А вообще говоря, что ей делать в арбатской квартире, Серафима толком не знала. За Кирой она ухаживала, руководствуясь уроками Софьи Смарагдовны, благо та иногда заглядывала (всегда в отсутствие Платона Демьяновича, читавшего в это время свои лекции о диалектике Гегеля). Бывали у нее и кое-какие другие гости, но об этом после. Так или иначе, Серафима подолгу оставалась одна, вернее, она была одна и тогда, когда Платон Демьянович занимался с Лебедой или общался с Марианной. Только Полюс иногда скрашивал ее одиночество. Дня не проходило, чтобы Серафима не мыла полы в той или иной комнате или в коридоре. Как сказано, готовить она не умела. Впрочем, не умела готовить и Марианна, а Платон Демьянович становился по части питания все более разборчивым и привередливым. Он вернулся к строгому соблюдению постов, что отнюдь не исключало гастрономических изысков, скорее поощряло их. Платон Демьянович требовал рыбы, а рыбу он признавал только хорошую: семгу, белугу, осетрину. Заказывал он расстегаи, закрывая глаза на то, что приносят их из ресторана. Между тем заработки у Платона Демьяновича были скудные, в институт его взяли на полставки, за лекции он получал гораздо меньше, чем рассчитывал, кое-что перепадало, правда, от Игнатия Лукьяновича под будущий учебник. Но имя Чудотворцева не появлялось в печати, что делало гонорары маловероятными, и роскошествовать можно было только на деньги Марианны. Серафима очень скоро поняла это, что тем более заставило ее мириться с Марианниным музицированием, то и дело будившим Киру. (Не потому ли Кира, уже взрослая, только делала вид, что любит музыку?) Платон Демьянович не имел представления о московских ценах и полагал, что зарабатывает достаточно, Марианна продолжала приходить на Арбат не с пустыми руками и после того, как получила наконец собственную квартиру куда Кира привела меня, когда мы вернулись из Рождествена.
Товарищ Цуфилер как будто оставил Чудотворцева в покое.
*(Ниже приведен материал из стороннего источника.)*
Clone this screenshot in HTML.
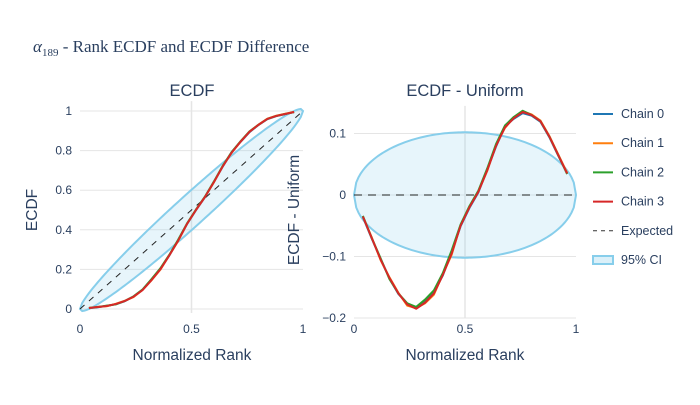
<!DOCTYPE html>
<html><head><meta charset="utf-8"><style>
body{margin:0;background:#fff;}
svg{font-family:"Liberation Sans",sans-serif;}
</style></head><body>
<svg id="chart" width="700" height="400" xmlns="http://www.w3.org/2000/svg">
<text x="33" y="52" font-family="Liberation Serif,serif" font-size="17" fill="#2a3f5f"><tspan font-style="italic">α</tspan><tspan font-size="11" dy="4">189</tspan><tspan dy="-4"> - Rank ECDF and ECDF Difference</tspan></text>
<text x="192" y="96" text-anchor="middle" font-size="16.5" fill="#2a3f5f">ECDF</text>
<text x="465" y="96" text-anchor="middle" font-size="16.5" fill="#2a3f5f">ECDF - Uniform</text>
<g id="left"></g><g id="right"></g>
<text x="192" y="360" text-anchor="middle" font-size="15.5" fill="#2a3f5f">Normalized Rank</text>
<text x="465" y="360" text-anchor="middle" font-size="15.5" fill="#2a3f5f">Normalized Rank</text>
<text transform="translate(37,210) rotate(-90)" text-anchor="middle" font-size="15.5" fill="#2a3f5f">ECDF</text>
<text transform="translate(299,210) rotate(-90)" text-anchor="middle" font-size="15.5" fill="#2a3f5f">ECDF - Uniform</text>
<g id="legend"></g>
</svg>
<script>
const ranks=[0.04,0.08,0.12,0.16,0.20,0.24,0.28,0.32,0.36,0.40,0.44,0.48,0.52,0.56,0.60,0.64,0.68,0.72,0.76,0.80,0.84,0.88,0.92,0.96];
const chain0=[-0.036,-0.071,-0.104,-0.136,-0.161,-0.177,-0.183,-0.172,-0.158,-0.131,-0.093,-0.051,-0.021,0.004,0.041,0.079,0.112,0.124,0.133,0.129,0.119,0.094,0.064,0.035];
const chain1=[-0.035,-0.069,-0.106,-0.134,-0.159,-0.180,-0.184,-0.176,-0.162,-0.129,-0.097,-0.049,-0.019,0.006,0.039,0.082,0.109,0.126,0.136,0.131,0.121,0.096,0.066,0.036];
const chain2=[-0.034,-0.070,-0.103,-0.137,-0.160,-0.176,-0.182,-0.170,-0.155,-0.127,-0.090,-0.048,-0.018,0.007,0.043,0.083,0.113,0.127,0.137,0.130,0.120,0.095,0.065,0.034];
const chain3=[-0.035,-0.070,-0.105,-0.135,-0.160,-0.178,-0.185,-0.175,-0.160,-0.130,-0.095,-0.050,-0.020,0.005,0.040,0.080,0.110,0.125,0.135,0.130,0.120,0.095,0.065,0.035];
const chains=[chain0,chain1,chain2,chain3];
const colors=['#1f77b4','#ff7f0e','#2ca02c','#d62728'];
const chainNames=['Chain 0','Chain 1','Chain 2','Chain 3'];
const ciHalfWidth=0.102;
const leftYTicks=[0,0.2,0.4,0.6,0.8,1];
const leftYLabels=['0','0.2','0.4','0.6','0.8','1'];
const rightYTicks=[-0.2,-0.1,0,0.1];
const rightYLabels=['\u22120.2','\u22120.1','0','0.1'];
const xTicks=[0,0.5,1];
const xLabels=['0','0.5','1'];

const NS='http://www.w3.org/2000/svg';
function mk(tag,attrs,parent){const e=document.createElementNS(NS,tag);for(const k in attrs)e.setAttribute(k,attrs[k]);parent.appendChild(e);return e;}
const lx=x=>80+x*223, ly=y=>309-y*198;
const rx=x=>354+x*222, ry=y=>195-y*615;
function band(x){return ciHalfWidth*2*Math.sqrt(Math.max(0,x*(1-x)));}

function panel(g,X,Y,yt,yl,isDiff,name){
  yt.forEach((t,i)=>{
    const l=mk('line',{x1:X(0),x2:X(1),y1:Y(t),y2:Y(t),stroke:'#e5e5e5','stroke-width':1},g);
    
    
    const tx=mk('text',{x:X(0)-8,y:Y(t)+4,'text-anchor':'end','font-size':12,fill:'#2a3f5f'},g);
    tx.textContent=yl[i];
    
    
  });
  xTicks.forEach((t,i)=>{
    if(t===0.5){const l=mk('line',{x1:X(t),x2:X(t),y1:Y(isDiff?0.145:1.05),y2:Y(isDiff?-0.2:-0.02),stroke:'#e5e5e5','stroke-width':1.5},g);
    
    }
    const tx=mk('text',{x:X(t),y:333,'text-anchor':'middle','font-size':12,fill:'#2a3f5f'},g);
    tx.textContent=xLabels[i];
    
    
  });
  let up=[],lo=[];
  for(let i=0;i<=100;i++){const x=i/100,b=band(x),c=isDiff?0:x;up.push(X(x)+','+Y(c+b));lo.unshift(X(x)+','+Y(c-b));}
  const p=mk('polygon',{points:up.concat(lo).join(' '),fill:'rgba(135,206,235,0.2)',stroke:'#87ceeb','stroke-width':2},g);
  
  
  const e=mk('line',{x1:X(0),y1:Y(0),x2:X(1),y2:Y(isDiff?0:1),stroke:'#222','stroke-width':1,'stroke-dasharray':isDiff?'8,6':'6,6'},g);
  
  
  chains.forEach((c,k)=>{
    const pts=ranks.map((r,i)=>X(r)+','+Y(isDiff?c[i]:r+c[i]));
    const pl=mk('polyline',{points:pts.join(' '),fill:'none',stroke:colors[k],'stroke-width':2,'stroke-linejoin':'round'},g);
    
    
  });
}
const lg=document.getElementById('left'),rg=document.getElementById('right');




panel(lg,lx,ly,leftYTicks,leftYLabels,false,'ecdf');
panel(rg,rx,ry,rightYTicks,rightYLabels,true,'diff');

const leg=document.getElementById('legend');


const names=chainNames.concat(['Expected','95% CI']);
names.forEach((n,i)=>{
  const y=114+i*29.2;
  const g=mk('g',{},leg);
  
  
  if(i<4) mk('line',{x1:593,x2:613,y1:y,y2:y,stroke:colors[i],'stroke-width':2},g);
  else if(i===4) mk('line',{x1:593,x2:613,y1:y,y2:y,stroke:'#333','stroke-width':1,'stroke-dasharray':'4,4'},g);
  else mk('rect',{x:593,y:y-4,width:20,height:8,fill:'rgba(135,206,235,0.3)',stroke:'#87ceeb','stroke-width':2},g);
  const t=mk('text',{x:621,y:y+4,'font-size':12.5,fill:'#2a3f5f'},g);
  t.textContent=n;
});
</script>
</body></html>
Письма от господина Клингсора до него тоже больше не доходили, хотя господин Клингсор не переставал наводить справки о Граале и замке де Мервей. До его сведения было доведено, что господин де Мервей читает в Москве лекции о немецкой философии, и он пытался заполучить хоть какую-нибудь информацию об этих лекциях, в чем ему не было отказано. Лекции господина де Мервей заинтриговали его. Он, кажется, раза два писал своему прежнему корреспонденту, но ответа не получал, что должно было приводить господина Клингсора в раздражение. Ведомство товарища Цуфилера, по-видимому, считало переписку господина де Мервей с господином Клингсором излишней, полагаясь на договор о ненападении. В июне 1941 года Платон Демьянович с Серафимой и Кирой жил на даче в Мочаловке, естественно, по адресу: улица Лонгина, дом 7. Там его и застало начало войны, за которым последовали бомбардировки, причем немецкие зажигательные бомбы, казалось, метили прямо в дачу № 7, что делало проживание на даче с двухлетней Кирой неудобным, и Чудотворцевы вернулись в Москву.